Set task
Present every line in which the string "chart" appears.

++++++++

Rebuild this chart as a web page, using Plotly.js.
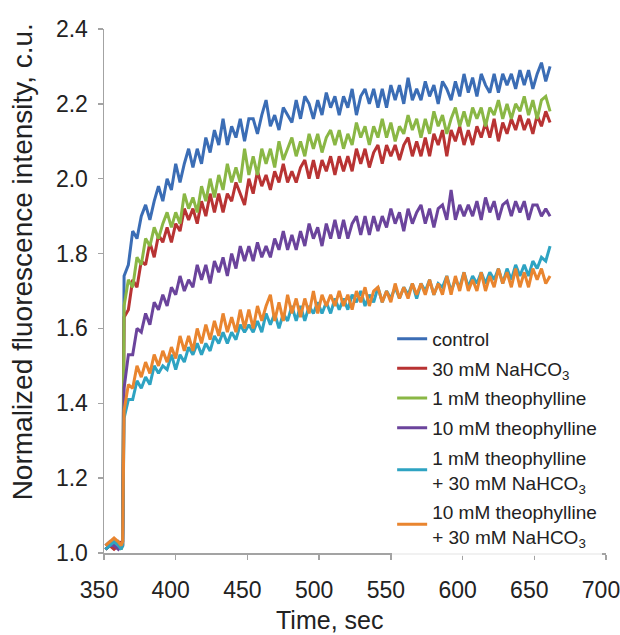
<!DOCTYPE html>
<html>
<head>
<meta charset="utf-8">
<script src="https://cdn.plot.ly/plotly-3.0.1.min.js"></script>
<style>html,body{margin:0;padding:0;background:#fff;}#chart{width:620px;height:635px;}</style>
</head>
<body>
<div id="chart"></div>
<script>
const time = [351,354,357,360,362,363,
 364,367,370,373,376,379,382,385,388,391,
 394,397,400,403,406,409,412,415,418,421,
 424,427,430,433,436,439,442,445,448,451,
 454,457,460,463,466,469,472,475,478,481,
 484,487,490,493,496,499,502,505,508,511,
 514,517,520,523,526,529,532,535,538,541,
 544,547,550,553,556,559,562,565,568,571,
 574,577,580,583,586,589,592,595,598,601,
 604,607,610,613,616,619,622,625,628,631,
 634,637,640,643,646,649,652,655,658,661];

const control = [1.02,1.03,1.02,1.03,1.02,1.03,
 1.74,1.77,1.86,1.84,1.90,1.93,1.89,1.94,1.98,1.94,
 2.00,1.97,2.04,1.99,2.04,2.08,2.03,2.08,2.04,2.11,
 2.07,2.13,2.09,2.16,2.09,2.14,2.11,2.16,2.10,2.16,
 2.16,2.12,2.17,2.21,2.14,2.17,2.13,2.19,2.17,2.15,
 2.21,2.16,2.22,2.20,2.16,2.21,2.17,2.23,2.19,2.22,
 2.17,2.22,2.19,2.24,2.17,2.22,2.24,2.20,2.24,2.19,
 2.24,2.19,2.25,2.21,2.25,2.20,2.27,2.21,2.24,2.21,
 2.26,2.22,2.25,2.20,2.26,2.24,2.21,2.26,2.22,2.28,
 2.23,2.27,2.22,2.28,2.25,2.23,2.28,2.23,2.28,2.25,
 2.28,2.24,2.29,2.25,2.29,2.24,2.28,2.31,2.26,2.30];

const nahco3 = [1.01,1.02,1.01,1.02,1.03,1.02,
 1.63,1.65,1.73,1.71,1.78,1.77,1.83,1.79,1.85,1.83,
 1.87,1.83,1.88,1.86,1.92,1.89,1.92,1.88,1.94,1.90,
 1.96,1.91,1.96,1.91,1.96,1.94,1.99,1.96,1.93,2.00,
 1.96,2.02,1.98,2.01,1.97,2.02,1.99,2.04,1.99,2.02,
 1.99,2.03,2.05,2.00,2.05,2.00,2.05,2.02,2.06,2.01,
 2.06,2.02,2.06,2.02,2.08,2.04,2.08,2.03,2.07,2.09,
 2.04,2.09,2.06,2.09,2.05,2.09,2.11,2.06,2.10,2.06,
 2.11,2.06,2.12,2.09,2.13,2.06,2.13,2.10,2.14,2.09,
 2.13,2.09,2.14,2.11,2.15,2.11,2.16,2.10,2.15,2.12,
 2.16,2.13,2.17,2.13,2.16,2.12,2.17,2.14,2.18,2.15];

const theo1 = [1.01,1.02,1.03,1.02,1.01,1.02,
 1.66,1.73,1.71,1.79,1.77,1.84,1.82,1.87,1.84,1.88,
 1.91,1.87,1.91,1.88,1.96,1.92,1.95,1.91,1.98,1.94,
 2.00,1.95,2.01,1.97,2.04,1.99,2.03,1.99,2.08,2.01,
 2.06,2.01,2.08,2.04,2.08,2.03,2.10,2.05,2.08,2.11,
 2.06,2.10,2.06,2.12,2.08,2.12,2.07,2.11,2.13,2.09,
 2.13,2.08,2.12,2.09,2.15,2.11,2.14,2.09,2.14,2.11,
 2.16,2.11,2.15,2.10,2.14,2.12,2.17,2.13,2.16,2.11,
 2.16,2.12,2.18,2.14,2.17,2.12,2.16,2.19,2.14,2.18,
 2.14,2.19,2.16,2.19,2.14,2.19,2.17,2.21,2.16,2.20,
 2.16,2.20,2.18,2.22,2.17,2.21,2.16,2.21,2.22,2.18];

const theo10 = [1.01,1.02,1.02,1.01,1.02,1.02,
 1.44,1.53,1.53,1.60,1.59,1.64,1.61,1.67,1.65,1.69,
 1.66,1.71,1.69,1.74,1.70,1.73,1.71,1.77,1.73,1.77,
 1.72,1.78,1.75,1.79,1.74,1.80,1.76,1.82,1.78,1.82,
 1.78,1.83,1.79,1.82,1.79,1.84,1.81,1.86,1.81,1.85,
 1.81,1.86,1.82,1.88,1.84,1.87,1.82,1.88,1.84,1.89,
 1.84,1.89,1.84,1.88,1.90,1.85,1.90,1.85,1.90,1.86,
 1.90,1.87,1.92,1.88,1.91,1.86,1.92,1.88,1.91,1.93,
 1.88,1.92,1.87,1.92,1.93,1.89,1.97,1.89,1.93,1.90,
 1.93,1.90,1.94,1.89,1.95,1.91,1.94,1.89,1.93,1.94,
 1.90,1.94,1.91,1.94,1.89,1.93,1.93,1.90,1.92,1.90];

const theo1Nahco3 = [1.01,1.02,1.03,1.02,1.01,1.02,
 1.36,1.41,1.41,1.46,1.44,1.47,1.45,1.50,1.48,1.50,
 1.49,1.53,1.49,1.53,1.51,1.55,1.53,1.56,1.53,1.56,
 1.54,1.58,1.56,1.59,1.56,1.59,1.57,1.61,1.59,1.61,
 1.59,1.62,1.59,1.64,1.61,1.64,1.60,1.64,1.62,1.66,
 1.62,1.66,1.62,1.66,1.64,1.67,1.64,1.67,1.64,1.68,
 1.65,1.68,1.65,1.69,1.67,1.70,1.66,1.69,1.67,1.71,
 1.67,1.70,1.68,1.71,1.68,1.71,1.69,1.72,1.68,1.72,
 1.70,1.73,1.69,1.72,1.71,1.74,1.70,1.73,1.71,1.75,
 1.71,1.74,1.72,1.75,1.72,1.75,1.73,1.76,1.72,1.76,
 1.73,1.77,1.74,1.77,1.74,1.78,1.76,1.79,1.78,1.82];

const theo10Nahco3 = [1.02,1.03,1.04,1.03,1.02,1.03,
 1.38,1.45,1.44,1.50,1.47,1.51,1.48,1.53,1.50,1.54,
 1.51,1.55,1.52,1.58,1.54,1.58,1.54,1.60,1.56,1.61,
 1.57,1.62,1.58,1.64,1.59,1.63,1.59,1.65,1.60,1.65,
 1.60,1.66,1.62,1.66,1.69,1.62,1.67,1.62,1.69,1.64,
 1.68,1.63,1.68,1.64,1.70,1.64,1.69,1.66,1.69,1.66,
 1.70,1.66,1.69,1.65,1.70,1.67,1.71,1.66,1.70,1.71,
 1.67,1.70,1.67,1.72,1.68,1.71,1.68,1.72,1.69,1.72,
 1.69,1.73,1.69,1.72,1.69,1.74,1.69,1.74,1.70,1.75,
 1.70,1.73,1.70,1.75,1.70,1.74,1.71,1.76,1.72,1.75,
 1.71,1.76,1.71,1.75,1.71,1.76,1.73,1.76,1.72,1.74];

const seriesNames = ['control','30 mM NaHCO<sub>3</sub>','1 mM theophylline','10 mM theophylline','1 mM theophylline<br>+ 30 mM NaHCO<sub>3</sub>','10 mM theophylline<br>+ 30 mM NaHCO<sub>3</sub>'];
const seriesValues = [control, nahco3, theo1, theo10, theo1Nahco3, theo10Nahco3];
const seriesColors = ['#3b6db5','#b83333','#8ab745','#6b449c','#2ea3c2','#e9852f'];

const traces = seriesValues.map((v,i)=>({
  x: time, y: v, type:'scatter', mode:'lines', name: seriesNames[i],
  legendgroup: 'g'+i,
  line:{color: seriesColors[i], width:3}
}));

const font = 'Liberation Sans, Arial, sans-serif';
const layout = {
  width:620, height:635,
  margin:{l:104, r:14, t:29, b:82},
  paper_bgcolor:'#ffffff', plot_bgcolor:'#ffffff',
  font:{family:font, color:'#222222'},
  showlegend:true,
  legend:{x:0.574, y:0.445, xanchor:'left', yanchor:'top', font:{size:19, family:font, color:'#222'},
    bgcolor:'rgba(255,255,255,0.85)', traceorder:'grouped', tracegroupgap:2},
  xaxis:{range:[350,700], tickvals:[350,400,450,500,550,600,650,700], showline:true, linecolor:'#a3a3a3', linewidth:1.5,
    ticks:'outside', ticklen:5, tickcolor:'#a3a3a3', tickwidth:1.5, showgrid:false, zeroline:false,
    tickfont:{size:23, family:font, color:'#222'}, ticklabelstandoff:11, ticklabelshift:-5, ticklabeloverflow:'allow'},
  yaxis:{range:[1.0,2.4], tickvals:[1.0,1.2,1.4,1.6,1.8,2.0,2.2,2.4], tickformat:'.1f', showline:true, linecolor:'#a3a3a3', linewidth:1.5,
    ticks:'outside', ticklen:5, tickcolor:'#a3a3a3', tickwidth:1.5, showgrid:false, zeroline:false,
    tickfont:{size:23, family:font, color:'#222'}, ticklabelstandoff:5, ticklabeloverflow:'allow'},
  annotations:[
    {text:'Time, sec', xref:'paper', yref:'paper', x:0.45, y:-0.128, xanchor:'center', yanchor:'middle', showarrow:false, font:{size:25, family:font, color:'#222'}},
    {text:'Normalized fluorescence intensity, c.u.', xref:'paper', yref:'paper', x:-0.163, y:0.555, xanchor:'center', yanchor:'middle', textangle:-90, showarrow:false, font:{size:28, family:font, color:'#222'}}
  ]
};
Plotly.newPlot('chart', traces, layout, {displayModeBar:false, staticPlot:true});
</script>
</body>
</html>
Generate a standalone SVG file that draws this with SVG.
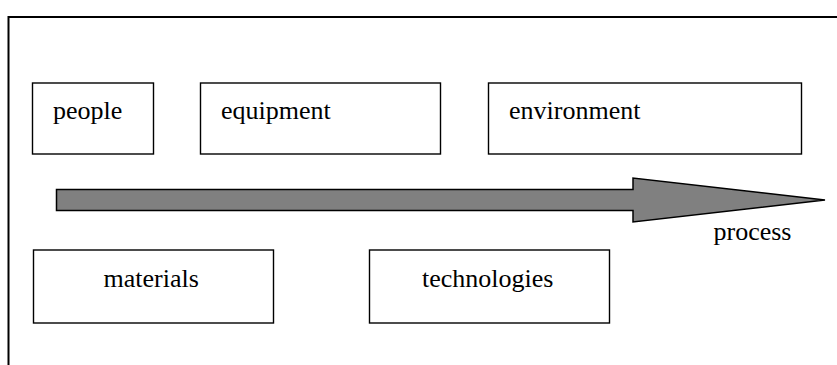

++++++++

Task solution
Rebuild this chart as a web page, using Plotly.js.
<style>html,body{margin:0;padding:0;background:#fff;}#chart{width:620px;height:635px;}</style>
<div id="chart"></div>
Plotly.newPlot('chart', traces, layout, {displayModeBar:false, staticPlot:true});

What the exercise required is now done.